|Looking like a late 19th century factory building today; the structure was actually a high-rise livery stables.|
Two of James F. Bradley's drivers, Thomas Stapleton and Owen Healey, both single, lived on the second floor. On the night of October 16 they awoke to discover the building was on fire. They scrambled to save the horses; but the intense heat prevented them from getting to those in the rear stable. Thinking they still had time, both men rushed back to the loft, Healey to retrieve his military uniform and Stapleton to grab some personal items. The burning building collapsed.
The following day Bradley told police that the men were missing but, according to The New York Times, "they refused to give it any credence, and denounced it as a 'ghost story.'" But when the men did not appear "their usual haunts" within a day, a search was made in the ruins. On October 19 the newspaper gruesomely reported "Yesterday the mangled and burned bodies of the missing men were dug out."
Bradley rebuilt the two-story structure, putting the title in the name of his wife, Alice. They retained ownership of the replacement stable until 1896 when it was sold to Albert Baer. In 1906 William F. Donelley purchased the property and seems to have become a silent partner with Linda Stachelberg, who owned the similar stable next door at No. 159.

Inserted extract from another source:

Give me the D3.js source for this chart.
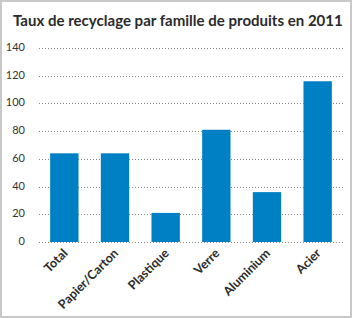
<!DOCTYPE html>
<html>
<head>
<meta charset="utf-8">
<script src="https://cdn.jsdelivr.net/npm/d3@7"></script>
<style>
  html, body { margin: 0; padding: 0; background: #fff; }
  svg { display: block; }
</style>
</head>
<body>
<div id="chart"></div>
<script>
/* Taux de recyclage par famille de produits en 2011 — simple bar chart */
var categories = ['Total', 'Papier/Carton', 'Plastique', 'Verre', 'Aluminium', 'Acier'];
var values = [64, 64, 21, 81, 36, 116];
var yTicks = [0, 20, 40, 60, 80, 100, 120, 140];
var title = 'Taux de recyclage par famille de produits en 2011';

(function () {
  'use strict';
  var W = 352, H = 318;
  var margin = { top: 48, left: 39, right: 9, bottom: 76 };
  var innerW = W - margin.left - margin.right;
  var innerH = H - margin.top - margin.bottom;
  var font = 'Lato, "Open Sans", sans-serif';

  var svg = d3.select('#chart').append('svg').attr('width', W).attr('height', H);

  /* frame */
  svg.append('rect').attr('x', 1).attr('y', 1).attr('width', W - 2).attr('height', H - 2)
    .attr('fill', '#fff').attr('stroke', '#c8c8c8').attr('stroke-width', 2);

  var t = svg.append('text').attr('x', 13).attr('y', 26)
    .style('font-family', font).style('font-weight', 'bold')
    .style('font-size', '15.5px').style('fill', '#2b2b2b').text(title);
  /* shrink the title so it spans the same width as the original */
  var tw = t.node().getComputedTextLength();
  if (tw > 330) t.style('font-size', (15.5 * 330 / tw).toFixed(2) + 'px');

  var g = svg.append('g').attr('transform', 'translate(' + margin.left + ',' + margin.top + ')');

  var x = d3.scaleBand().domain(categories).range([0, innerW]).paddingInner(0.44).paddingOuter(0.22);
  var y = d3.scaleLinear().domain([0, 140]).range([innerH, 0]);

  /* dotted grid */
  g.selectAll('line.grid').data(yTicks).enter().append('line')
    .attr('class', 'grid')
    .attr('x1', 0).attr('x2', innerW)
    .attr('y1', function (d) { return Math.round(y(d)) + 0.5; })
    .attr('y2', function (d) { return Math.round(y(d)) + 0.5; })
    .attr('stroke', '#8a8a8a').attr('stroke-width', 1).attr('stroke-dasharray', '1,2');

  g.selectAll('text.ytick').data(yTicks).enter().append('text')
    .attr('class', 'ytick')
    .attr('x', -14).attr('y', function (d) { return y(d) + 3; })
    .attr('text-anchor', 'end')
    .style('font-family', font).style('font-size', '11px')
    .style('fill', '#333').text(function (d) { return d; });

  /* bars */
  g.selectAll('rect.bar').data(values).enter().append('rect')
    .attr('class', 'bar')
    .attr('x', function (d, i) { return x(categories[i]); })
    .attr('width', x.bandwidth())
    .attr('y', function (d) { return y(d); })
    .attr('height', function (d) { return innerH - y(d); })
    .attr('fill', '#0080c4');

  /* rotated category labels */
  g.selectAll('text.xlab').data(categories).enter().append('text')
    .attr('class', 'xlab')
    .attr('transform', function (d) {
      return 'translate(' + (x(d) + x.bandwidth() / 2 + 4) + ',' + (innerH + 12) + ') rotate(-45)';
    })
    .attr('text-anchor', 'end')
    .style('font-family', font).style('font-weight', 'bold')
    .style('font-size', '12.5px').style('fill', '#2b2b2b').text(function (d) { return d; });
})();
</script>
</body>
</html>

The neighborhood had significantly changed by now; Sixth Avenue was lined with massive retail emporiums and Seventh Avenue was seeing the rise of commercial buildings. On May 6, 1906 the Real Estate Record & Builders' Guide reported that architect George M. McCabe had filed plans for Linda Stachelberg to replace Nos. 157 and 159 with a four-story stable building.

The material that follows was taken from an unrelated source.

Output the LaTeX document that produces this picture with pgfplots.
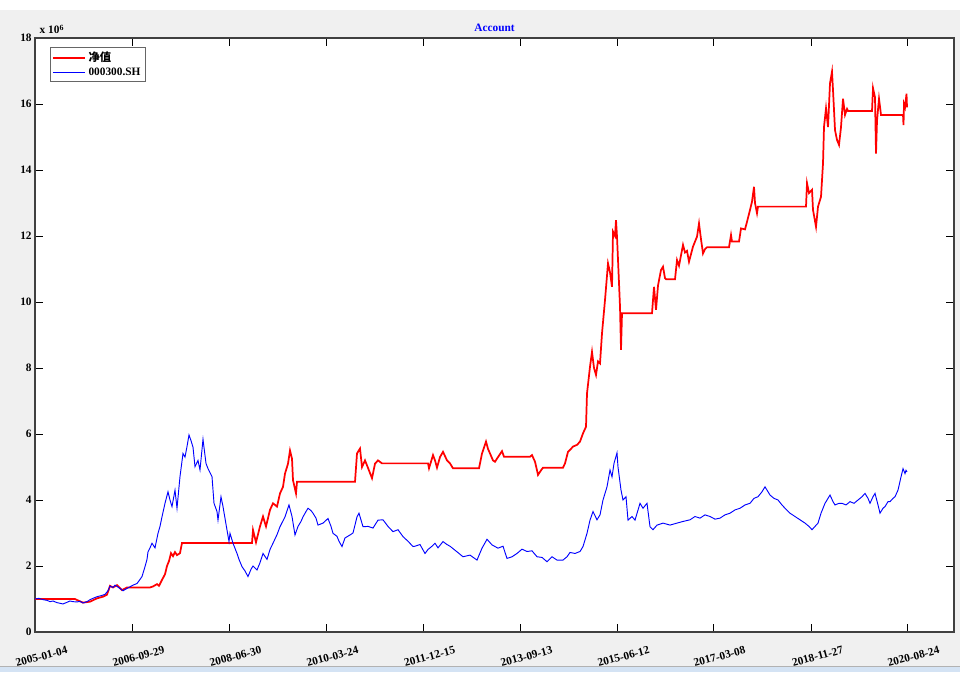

But before long Linda Stachelberg increased her vision. Revised plans called for two additional stories. The brick and stone stable would cost just under $1.7 million today.
McCabe designed the 40-foot wide structure in mirror image. His melding of Renaissance Revival and Romanesque Revival created a handsome front to a decidedly utilitarian building. Rough-cut stone arches spanned the twin carriage bays and undressed stone bands created interest to the ground floor. The five stories of red brick above were trimmed in undressed stone and decorated with panels of protruding brick. Brick quoins ran up the sides.
If male businessmen at the turn of the century dismissed the ability of women to handle themselves professionally, they had never met Linda Stachelberg. She included a deadline in the contractors' contracts--November 15, 1906. When she was informed by Caspar Buellesbach, who was to install the iron columns, that he would not make the deadline, she declared the contract forfeited and refused to pay. It all ended in a court battle the following year.
The completed building was leased to the James M. O'Dea. He operated it not only as a "first class boarding and livery stable," but as home base for this delivery service.
|The National Provisioner, January 13, 1912 (copyright expired)|
Another female operator at the time was Linda S. Rau. She owned several properties in the city, including another stable down the block at No. 128 West 18th Street. In 1912 she purchased Nos. 157-159 from Stachelberg and Donnelley.
|Horse-drawn drays and private carriages passed through the wide bay--then with double wooden doors--in 1906.|
A chauffeur picked up his employer's limousine that evening, but when he pulled onto 18th Street, he was surrounded by a gang of hoodlums. Pavis called for help. According to The New York Times the gang "had halted the car in the street and was about to rob its occupants when several policemen from the West Seventeenth Street station came in response to Pavis's calls. The robbery was frustrated but the gang escaped."
That thugs, unfortunately for Pavis, realized who was responsible for the failed heist. Three nights later as Pavis was about to enter the building, "he was held up near its door by a gang of several toughs, one of whom held a revolver to his face, while another blackjacked him," according to The Times. The beating resulted in a broken nose and wrist.
In March 1914 Linda Rau leased Nos. 157-159 to John P. Quirk "to be used as a garage," according to the Record & Guide. By the time she sold the property to yet another female operator, Anna R. King, in November 1921, it was home to the Chelsea Garage, run by Isidore Miller and Abraham Solter.
The building continued to operate as a garage for decades. Owned by the Mablin Holding Corporation in the early Depression years, it was home to the Fismar Garage until the spring of 1932.
By the early 1970's Midtown Electrical Supply Company took over the building. It was the scene of a frightening incident on November 8, 1973 when a freight elevator cable snapped with six workers inside. Luckily the elevator fell only one story--from the second to the ground floor. Although all six men were injured, their injuries were described as "not serious."
In 1991 a seventh floor was added. While it cannot be described as an architectural masterpiece, care was taken to match the brick. Decades after moving in, Midtown Electrical Supply Company remains in the building. Although somewhat abused, the 1906 stable is a reminder of a century of changes to the neighborhood and of three women who held their own within an industry run by men.